In contrast, Southern California ports – largely because of labor and
environmental concerns – may be slow to make the
“intense capital improvements,” such as dredging and new road connections.
This largely results from environmental pressures that, notes
economist Husing, are not nearly as powerful along the Gulf or in the
Southeast. A history of labor disputes by highly paid, politically
powerful California port workers also has reinforced the notion that the
LA area ports are becoming an increasingly unreliable place to do
business.
The Third Coast is also positioned to benefit from commerce with
Latin America, the Gulf's historic leading trade partner. Latin
America,
notes Bill Gilmer, has been home to many of the world's fastest-growing economies. Since 2002, about 56 million people in Latin America,
according to the World Bank, have risen out of poverty.
Trade with these partners – including Mexico – are ramping up
growth in Houston,
as well as other Gulf ports. Brazil, notes Jimmy Lyons, has risen to
become a trading partner of Mobile, Ala. Strong Latin immigration to
virtually all the Gulf cities, particularly Houston and, increasingly,
New Orleans, can only strengthen these economic ties.

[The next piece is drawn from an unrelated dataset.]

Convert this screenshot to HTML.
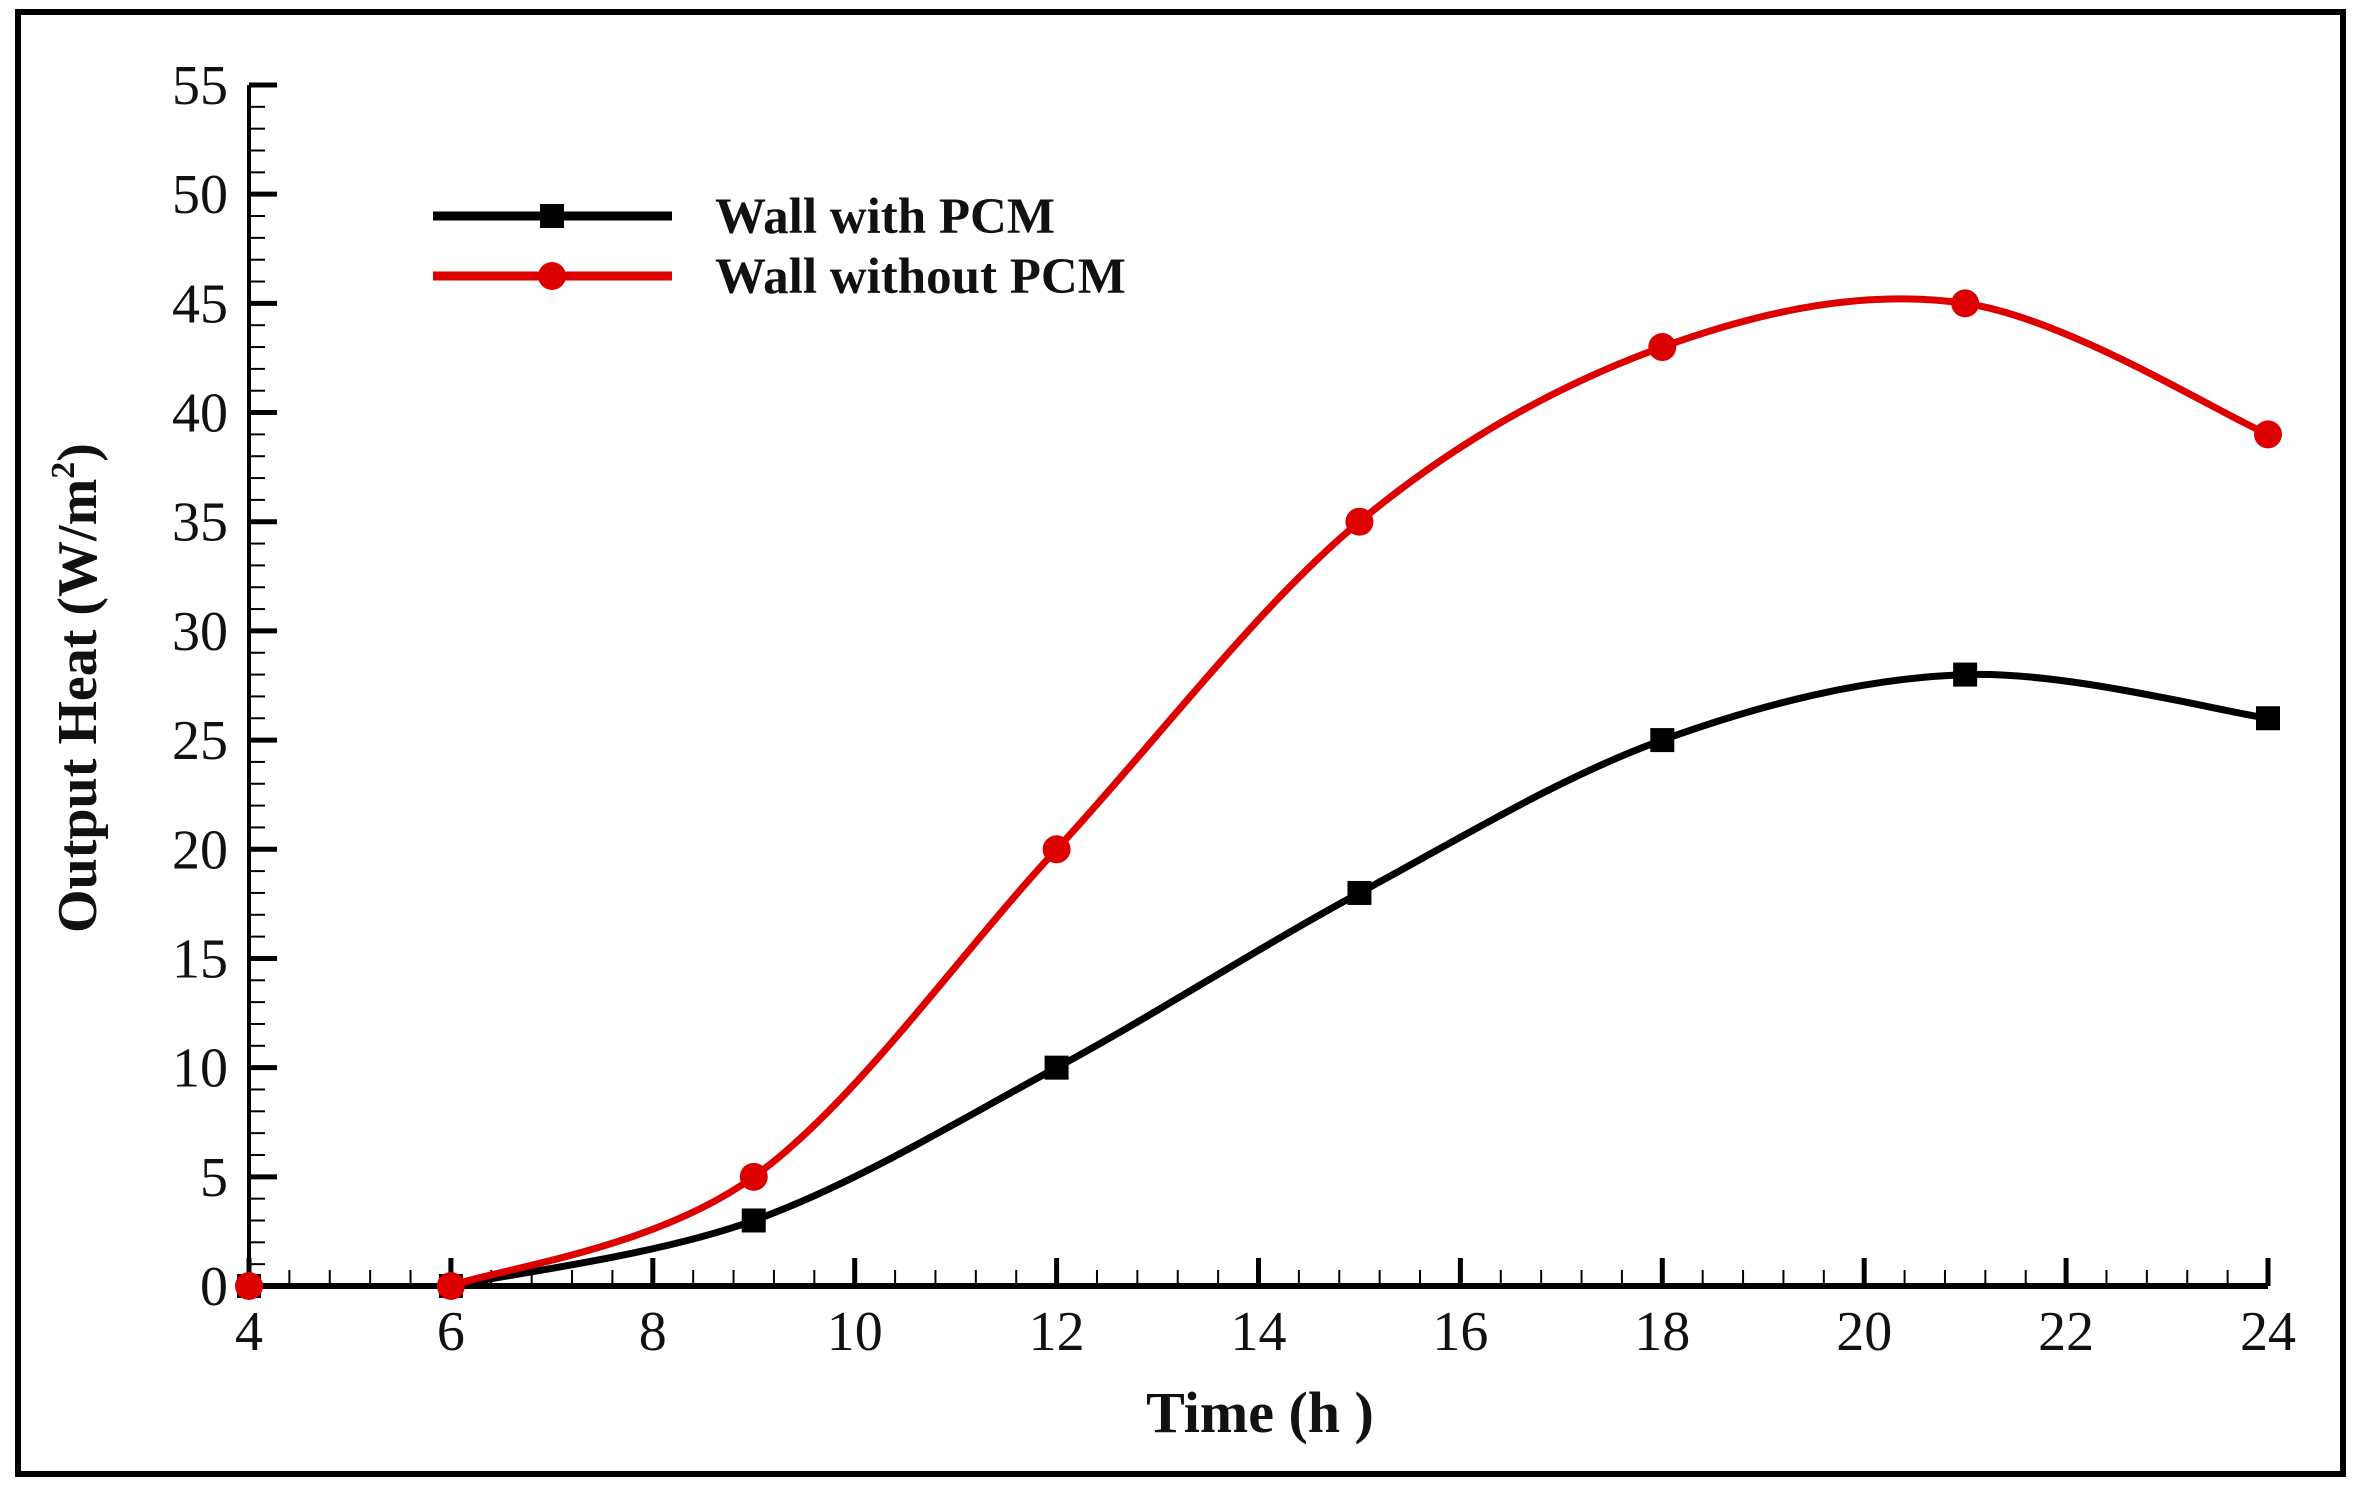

Southern California, with its vast Hispanic population and proximity
to Mexico, also should be able to serve as a hub for this trade, but
this can only happen if the region attaches greater priority to port
development. Historically, this region was built by people taking risks
on big infrastructure – covering everything from the water delivery
systems to the port and freeways – that literally paved the way to
economic progress, and growth.
The
key question now
is: Do we still have the spirit and willingness to build, as our
competitors are on the Third Coast, the Southeast, Mexico and Canada. If
we fail to meet the challenge, Southern California
could surrender desperately
needed potential sources of new employment and a critical linchpin to
our continuing status as one of the world's great global centers.